WRITTEN EXERCISE => Gather up the lines that contain "this".

[Rows from a dataset of charts and code]
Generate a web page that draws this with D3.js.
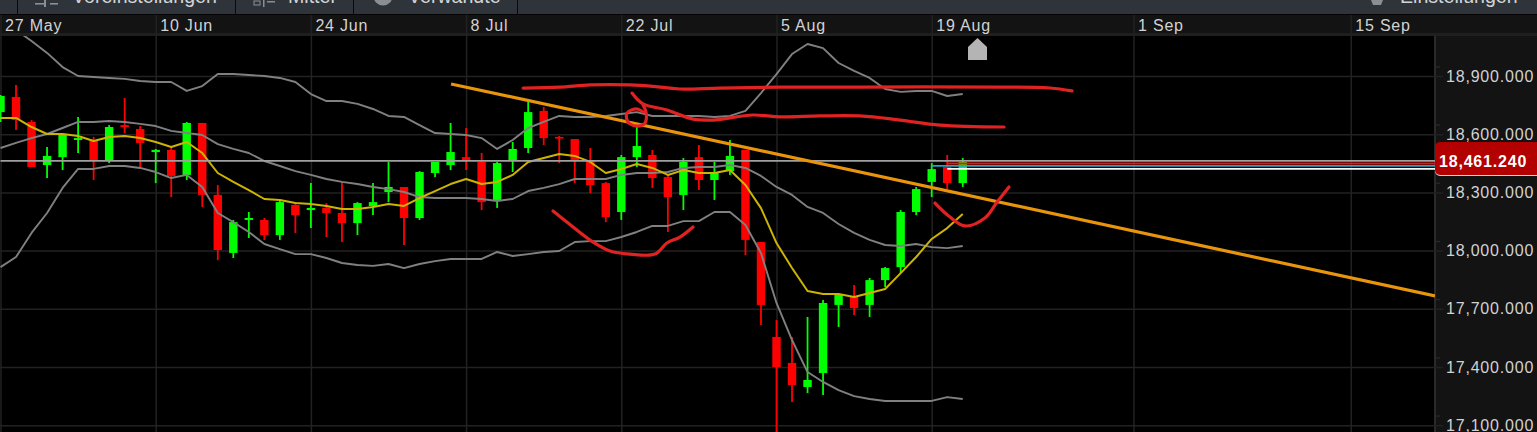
<!DOCTYPE html>
<html>
<head>
<meta charset="utf-8">
<script src="https://cdn.jsdelivr.net/npm/d3@7"></script>
<style>
html,body{margin:0;padding:0;background:#000;overflow:hidden}
svg{display:block}
text{font-family:"Liberation Sans",Arial,sans-serif}
</style>
</head>
<body>
<svg id="c" width="1537" height="432"></svg>
<script>
// ---- data ----
const dateIndex  = [0,10,20,30,40,50,60,73,87];
const dateLabels = ["27 May","10 Jun","24 Jun","8 Jul","22 Jul","5 Aug","19 Aug","1 Sep","15 Sep"];
const priceTicks = [18900,18600,18300,18000,17700,17400,17100];
const toolbarLabels = ["Voreinstellungen","Mittel","Verwandte","Einstellungen"];

const highs = [18802,18854,18673,18534,18601,18689,18586,18647,18787,18642,18524,18534,18663,18658,18338,18158,18199,18168,18261,18240,18348,18245,18354,18250,18348,18457,18328,18410,18457,18658,18632,18503,18457,18560,18766,18740,18591,18575,18529,18354,18493,18637,18519,18390,18477,18544,18457,18570,18519,18044,17642,17555,17658,17745,17781,17823,17859,17915,18209,18328,18451,18493,18477];
const bodyTops = [18797,18792,18663,18488,18596,18580,18570,18637,18647,18627,18519,18519,18658,18658,18287,18147,18168,18158,18250,18235,18220,18220,18194,18245,18250,18328,18328,18405,18457,18508,18482,18457,18451,18524,18714,18720,18586,18575,18467,18348,18482,18539,18493,18379,18457,18482,18400,18488,18519,18044,17555,17421,17333,17730,17771,17766,17848,17910,18199,18317,18420,18431,18457];
const bodyBottoms = [18714,18673,18431,18441,18482,18570,18467,18467,18637,18555,18508,18385,18390,18287,18003,17988,18158,18080,18080,18183,18209,18194,18142,18142,18230,18302,18168,18168,18400,18441,18462,18250,18261,18462,18529,18580,18580,18467,18338,18173,18199,18482,18374,18276,18287,18364,18364,18410,18055,17720,17400,17307,17297,17369,17720,17704,17720,17848,17915,18199,18354,18348,18348];
const lows = [18663,18622,18431,18374,18415,18503,18364,18451,18606,18431,18348,18276,18364,18225,17951,17962,18065,18055,18055,18091,18116,18070,18044,18080,18183,18250,18029,18158,18379,18415,18415,18209,18220,18405,18503,18544,18451,18348,18297,18147,18158,18431,18323,18096,18209,18312,18261,18390,17977,17616,17065,17219,17266,17256,17606,17668,17658,17812,17884,18183,18276,18317,18328];
const rising = [1,0,0,1,1,1,0,1,0,0,1,0,1,0,0,1,1,0,1,0,1,0,0,1,1,1,0,1,1,1,0,0,1,1,1,0,0,0,0,0,1,1,0,0,1,0,1,1,0,0,0,0,1,1,1,0,1,1,1,1,1,0,1];

const bandUpper = [19189,19137,19080,19019,18946,18900,18895,18890,18885,18874,18869,18869,18823,18848,18910,18910,18905,18900,18890,18869,18807,18771,18771,18756,18730,18694,18689,18647,18606,18601,18596,18580,18524,18570,18632,18663,18694,18689,18689,18694,18704,18714,18694,18694,18694,18694,18689,18694,18720,18812,18910,19013,19065,19044,18967,18926,18890,18833,18818,18823,18823,18797,18807];
const bandMiddle = [18529,18555,18580,18601,18632,18663,18663,18668,18663,18653,18642,18617,18606,18596,18549,18524,18503,18462,18436,18410,18390,18369,18354,18343,18328,18317,18302,18276,18271,18271,18271,18266,18256,18266,18307,18323,18343,18369,18369,18369,18390,18400,18400,18405,18426,18431,18431,18441,18426,18385,18328,18287,18225,18194,18137,18091,18055,18029,18024,18034,18018,18013,18024];
const bandLower = [17915,17967,18091,18194,18323,18421,18421,18436,18436,18426,18405,18374,18390,18328,18194,18147,18096,18034,18008,17982,17982,17962,17936,17926,17921,17931,17910,17931,17946,17957,17957,17957,17993,17972,17982,17993,17998,18044,18049,18049,18070,18096,18127,18127,18152,18152,18199,18199,18132,17988,17730,17539,17374,17323,17281,17250,17235,17225,17225,17225,17225,17245,17235];
const average = [18684,18684,18637,18601,18601,18591,18565,18586,18591,18580,18560,18534,18560,18503,18400,18354,18312,18266,18261,18245,18240,18230,18214,18214,18225,18240,18230,18271,18307,18343,18369,18343,18354,18390,18457,18477,18498,18488,18457,18400,18421,18446,18426,18390,18415,18400,18400,18415,18338,18219,18039,17910,17792,17776,17776,17761,17781,17802,17884,17967,18060,18116,18189];

// drawn trend line and hand-drawn red strokes: [bar index, price]
const trendLine = [[29.03,18859],[92.43,17766]];
const strokeTop = [[33.67,18838],[36.05,18843],[37.98,18854],[40.56,18854],[42.49,18843],[43.78,18833],[46.36,18838],[50.22,18843],[55.38,18843],[64.40,18843],[67.62,18838],[69.04,18823]];
const strokeSecond = [[40.69,18812],[41.40,18756],[42.94,18725],[44.62,18678],[45.91,18673],[48.48,18699],[50.22,18689],[52.80,18694],[55.38,18694],[57.95,18673],[60.53,18647],[64.66,18637]];
const strokeLoop = [[41.40,18751],[41.59,18714],[41.53,18658],[41.01,18642],[40.43,18663],[40.37,18709],[41.01,18730],[41.40,18714]];
const strokeCup = [[35.60,18204],[36.89,18122],[38.18,18044],[39.27,17998],[40.56,17982],[42.17,17982],[42.94,18039],[43.78,18070],[44.62,18122]];
const strokeHook = [[60.21,18245],[61.18,18173],[62.15,18127],[63.43,18168],[64.21,18250],[64.98,18328]];

const lastPrice = 18461.24;
const refLines = [
  {price:18462, from:0,  color:"#a0a0a0"},
  {price:18449, from:61, color:"#ff0d0d"},
  {price:18437, from:60, color:"#18a8c8"},
  {price:18421, from:61, color:"#ffffff"}
];

// ---- layout ----
const W = 1537, H = 432, plotRight = 1435, plotTop = 36;
const x = d3.scaleLinear().domain([0,100]).range([0.5,1552.5]);
const y = d3.scaleLinear().domain([18900,17100]).range([76,425.2]);
const svg = d3.select("#c");

svg.append("rect").attr("width",W).attr("height",H).attr("fill","#000");
// toolbar
svg.append("rect").attr("width",W).attr("height",14).attr("fill","#2e343a");
svg.append("rect").attr("y",14).attr("width",W).attr("height",1.2).attr("fill","#050505");
svg.selectAll(".sep").data([17,235,353,517]).join("rect").attr("x",d=>d).attr("y",0).attr("width",1).attr("height",14).attr("fill","#0a0a0a");
svg.selectAll(".tb").data(toolbarLabels).join("text")
  .attr("x",(d,i)=>[72,288,408,1400][i]).attr("y",3).attr("fill","#d4d4d4")
  .attr("font-size",19.6).text(d=>d);
// toolbar icons
const ic = svg.append("g").attr("fill","#8a8f94");
ic.append("rect").attr("x",35).attr("y",3).attr("width",11).attr("height",1.6);
ic.append("rect").attr("x",50).attr("y",3).attr("width",8).attr("height",1.6);
ic.append("rect").attr("x",44).attr("y",0).attr("width",2).attr("height",7);
ic.append("rect").attr("x",254).attr("y",1).attr("width",6).attr("height",4).attr("fill","none").attr("stroke","#8a8f94");
ic.append("rect").attr("x",263).attr("y",0).attr("width",1.5).attr("height",7);
ic.append("rect").attr("x",267).attr("y",1).attr("width",8).attr("height",1.5);
ic.append("circle").attr("cx",383).attr("cy",-4).attr("r",9.5);
ic.append("path").attr("d","M1371 0 L1373 5 L1381 5 L1383 0 Z");

// date bar and price panel
svg.append("rect").attr("y",15).attr("width",W).attr("height",18).attr("fill","#131313");
svg.append("rect").attr("y",33).attr("width",W).attr("height",3).attr("fill","#1f1f1f");
svg.append("rect").attr("x",plotRight).attr("y",36).attr("width",W-plotRight).attr("height",H-36).attr("fill","#131313");
svg.append("rect").attr("x",plotRight-1).attr("y",36).attr("width",2).attr("height",H-36).attr("fill","#2a2a2a");

// date axis + vertical grid
const xAxis = d3.axisBottom(x).tickValues(dateIndex).tickFormat((d,i)=>dateLabels[i]).tickSize(H-15).tickPadding(0);
const xG = svg.append("g").attr("transform","translate(0,15)").call(xAxis);
xG.select(".domain").remove();
xG.selectAll("line").attr("stroke","#222").attr("stroke-width",1.5);
xG.selectAll("text").attr("y",0).attr("dy",0).attr("transform","translate(4,16)")
  .attr("text-anchor","start").attr("fill","#d2d2d2").attr("font-size",16)
  .attr("letter-spacing",0.8).attr("font-family","Liberation Sans");

// price axis + horizontal grid
const fmt = d3.format(",.3f");
const yAxis = d3.axisRight(y).tickValues(priceTicks).tickFormat(fmt).tickSize(1443).tickPadding(3);
const yG = svg.append("g").call(yAxis);
yG.select(".domain").remove();
yG.selectAll("line").attr("stroke","#222").attr("stroke-width",1.5);
yG.selectAll("text").attr("fill","#d2d2d2").attr("font-size",16)
  .attr("letter-spacing",0.8).attr("font-family","Liberation Sans");
// minor ticks on price axis
svg.selectAll(".minor").data(priceTicks).join("rect").attr("x",plotRight).attr("y",d=>y(d+50)).attr("width",5).attr("height",1.2).attr("fill","#2a2a2a");

// candles
const idx = d3.range(highs.length);
const plot = svg.append("g");
const col = i => rising[i] ? "#00ff00" : "#ff0000";
plot.selectAll(".wick").data(idx).join("line")
  .attr("x1",i=>x(i)).attr("x2",i=>x(i)).attr("y1",i=>y(highs[i])).attr("y2",i=>y(lows[i]))
  .attr("stroke",col).attr("stroke-width",1.8);
plot.selectAll(".body").data(idx).join("rect")
  .attr("x",i=>x(i)-4.2).attr("width",8.4)
  .attr("y",i=>y(bodyTops[i])).attr("height",i=>Math.max(1.7,y(bodyBottoms[i])-y(bodyTops[i])))
  .attr("fill",col);

// clip indicators to plot
svg.append("clipPath").attr("id","pc").append("rect").attr("x",0).attr("y",plotTop).attr("width",plotRight).attr("height",H-plotTop);
const over = svg.append("g").attr("clip-path","url(#pc)");
const line = d3.line().x((d,i)=>x(i)).y(d=>y(d));
[bandUpper,bandMiddle,bandLower].forEach(s=>{
  over.append("path").attr("d",line(s)).attr("fill","none").attr("stroke","#808080").attr("stroke-width",1.9).attr("stroke-linejoin","round");
});
over.append("path").attr("d",line(average)).attr("fill","none").attr("stroke","#cdb400").attr("stroke-width",2).attr("stroke-linejoin","round");

// reference price lines
over.selectAll(".ref").data(refLines).join("line")
  .attr("x1",d=>x(d.from)).attr("x2",plotRight).attr("y1",d=>y(d.price)).attr("y2",d=>y(d.price))
  .attr("stroke",d=>d.color).attr("stroke-width",1.8);

// drawings
const pen = d3.line().x(d=>x(d[0])).y(d=>y(d[1]));
over.append("path").attr("d",pen(trendLine)).attr("fill","none").attr("stroke","#e8950c").attr("stroke-width",3.2);
const smooth = d3.line().x(d=>x(d[0])).y(d=>y(d[1])).curve(d3.curveCatmullRom);
[strokeTop,strokeSecond,strokeLoop,strokeCup,strokeHook].forEach(s=>{
  over.append("path").attr("d",smooth(s)).attr("fill","none").attr("stroke","#e02222").attr("stroke-width",3.2).attr("stroke-linecap","round");
});

// marker under 19 Aug
svg.append("path").attr("d","M968 60 V47 L977.5 38 L987 47 V60 Z").attr("fill","#b4b4b4");

// last price tag
svg.append("rect").attr("x",plotRight).attr("y",144).attr("width",W-plotRight+8).attr("height",32).attr("rx",5).attr("fill","#d8d8d8");
svg.append("rect").attr("x",plotRight).attr("y",142).attr("width",W-plotRight+8).attr("height",33).attr("rx",5).attr("fill","#b30000");
svg.append("text").attr("x",1439).attr("y",y(lastPrice)+5.5).attr("fill","#fff").attr("font-weight","bold")
  .attr("font-size",16).attr("letter-spacing",0.8).text(fmt(lastPrice));
</script>
</body>
</html>
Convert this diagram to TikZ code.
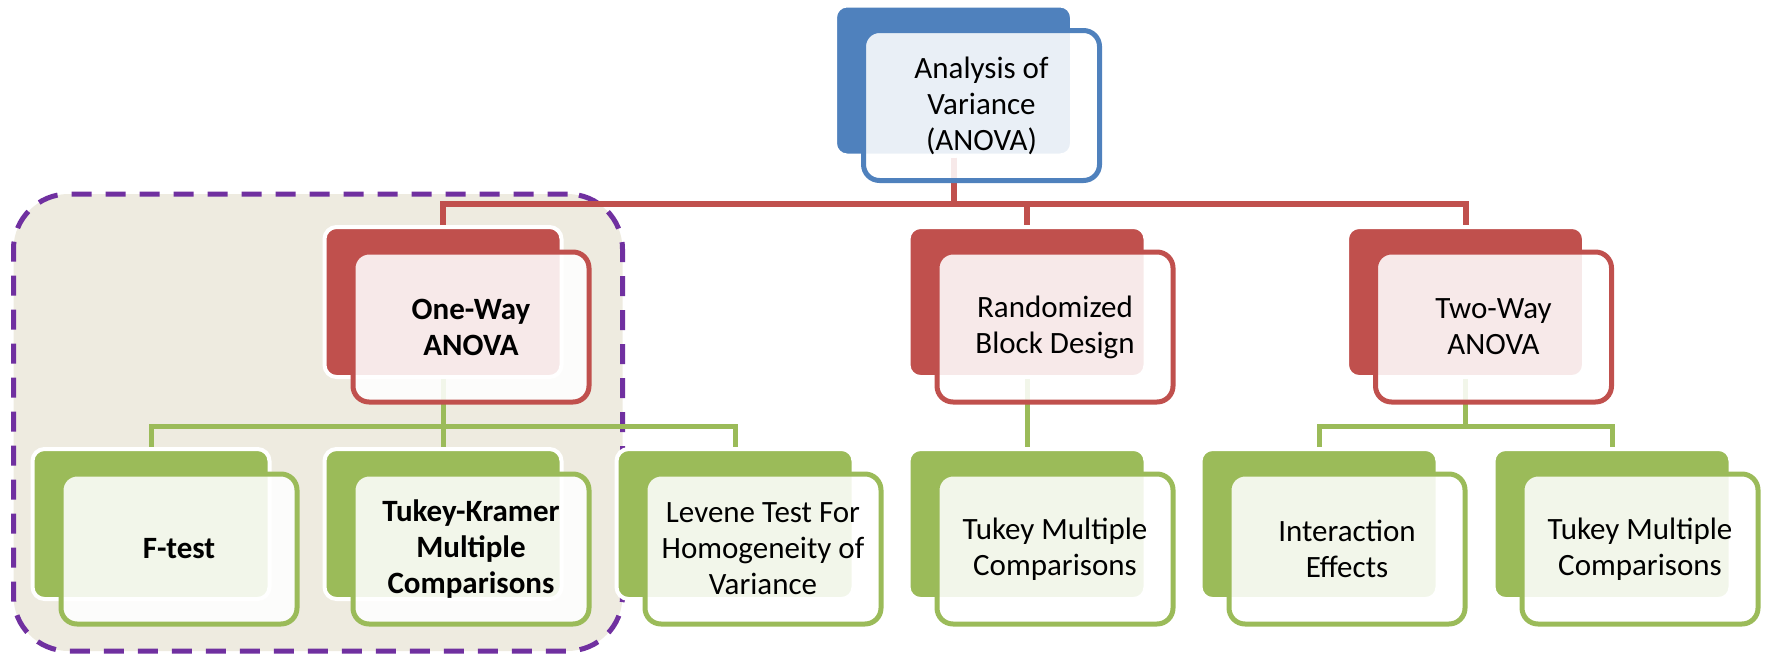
\documentclass[tikz,border=0pt]{standalone}
\usepackage{fontspec}
\setmainfont{Carlito}
\definecolor{ablue}{HTML}{4F81BD}
\definecolor{ared}{HTML}{C0504D}
\definecolor{agreen}{HTML}{9BBB59}
\definecolor{apurple}{HTML}{7030A0}
\definecolor{abeige}{HTML}{EEEBE0}
\tikzset{
  backbox/.style={draw=white, line width=4pt, fill=#1, rounded corners=12pt,
    minimum width=237pt, minimum height=150pt, inner sep=0pt},
  frontbox/.style={draw=#1, line width=5pt, fill=white, fill opacity=0.88, text opacity=1,
    rounded corners=16pt, minimum width=236pt, minimum height=150pt, inner sep=0pt,
    align=center, text=black, font=\fontsize{31}{36}\selectfont},
  boldtext/.style={font=\fontsize{31}{36}\selectfont\bfseries},
  redline/.style={draw=ared, line width=6pt},
  greenline/.style={draw=agreen, line width=5pt},
  groupbox/.style={draw=apurple, fill=abeige, line width=5pt, dash pattern=on 20pt off 14pt,
    rounded corners=55pt, minimum width=609pt, minimum height=457pt, inner sep=0pt}
}
\begin{document}
\begin{tikzpicture}[x=1pt,y=-1pt]
\useasboundingbox (0,0) rectangle (1766,656);
% group
\node[groupbox] (grp) at (318,422.5) {};
% back boxes
\node[backbox=ablue] (top) at (953.5,80.5) {};
\node[backbox=ared] (one) at (443,302) {};
\node[backbox=ared] (rand) at (1027,302) {};
\node[backbox=ared] (two) at (1465.5,302) {};
\node[backbox=agreen] (ft) at (151,524) {};
\node[backbox=agreen] (tk) at (443,524) {};
\node[backbox=agreen] (lev) at (735,524) {};
\node[backbox=agreen] (tr) at (1027,524) {};
\node[backbox=agreen] (ie) at (1319,524) {};
\node[backbox=agreen] (tt) at (1612,524) {};
% connectors
\coordinate (rbar) at (953.5,204);
\coordinate (gbar1) at (443,426);
\coordinate (gbar2) at (1465.5,426);
\draw[redline] (top.south) -- (rbar) -| (one.north);
\draw[redline] (rbar) -| (rand.north);
\draw[redline] (rbar) -| (two.north);
\draw[greenline] (one.south) -- (gbar1) -| (ft.north);
\draw[greenline] (gbar1) -- (tk.north);
\draw[greenline] (gbar1) -| (lev.north);
\draw[greenline] (rand.south) -- (tr.north);
\draw[greenline] (two.south) -- (gbar2) -| (ie.north);
\draw[greenline] (gbar2) -| (tt.north);
% front boxes
\node[frontbox=ablue] (topf) at ([shift={(28,25)}]top.center) {Analysis of\\Variance\\(ANOVA)};
\node[frontbox=ared, boldtext] (onef) at ([shift={(28,25)}]one.center) {One-Way\\ANOVA};
\node[frontbox=ared] (randf) at ([shift={(28,25)}]rand.center) {Randomized\\Block Design};
\node[frontbox=ared] (twof) at ([shift={(28,25)}]two.center) {Two-Way\\ANOVA};
\node[frontbox=agreen, boldtext] (ftf) at ([shift={(28,25)}]ft.center) {F-test};
\node[frontbox=agreen, boldtext] (tkf) at ([shift={(28,25)}]tk.center) {Tukey-Kramer\\Multiple\\Comparisons};
\node[frontbox=agreen] (levf) at ([shift={(28,25)}]lev.center) {Levene Test For\\Homogeneity of\\Variance};
\node[frontbox=agreen] (trf) at ([shift={(28,25)}]tr.center) {Tukey Multiple\\Comparisons};
\node[frontbox=agreen] (ief) at ([shift={(28,25)}]ie.center) {Interaction\\Effects};
\node[frontbox=agreen] (ttf) at ([shift={(28,25)}]tt.center) {Tukey Multiple\\Comparisons};
\end{tikzpicture}
\end{document}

WRITTEN ANSWER =>
Generate a web page that draws this with D3.js.
Convert this diagram to TikZ code.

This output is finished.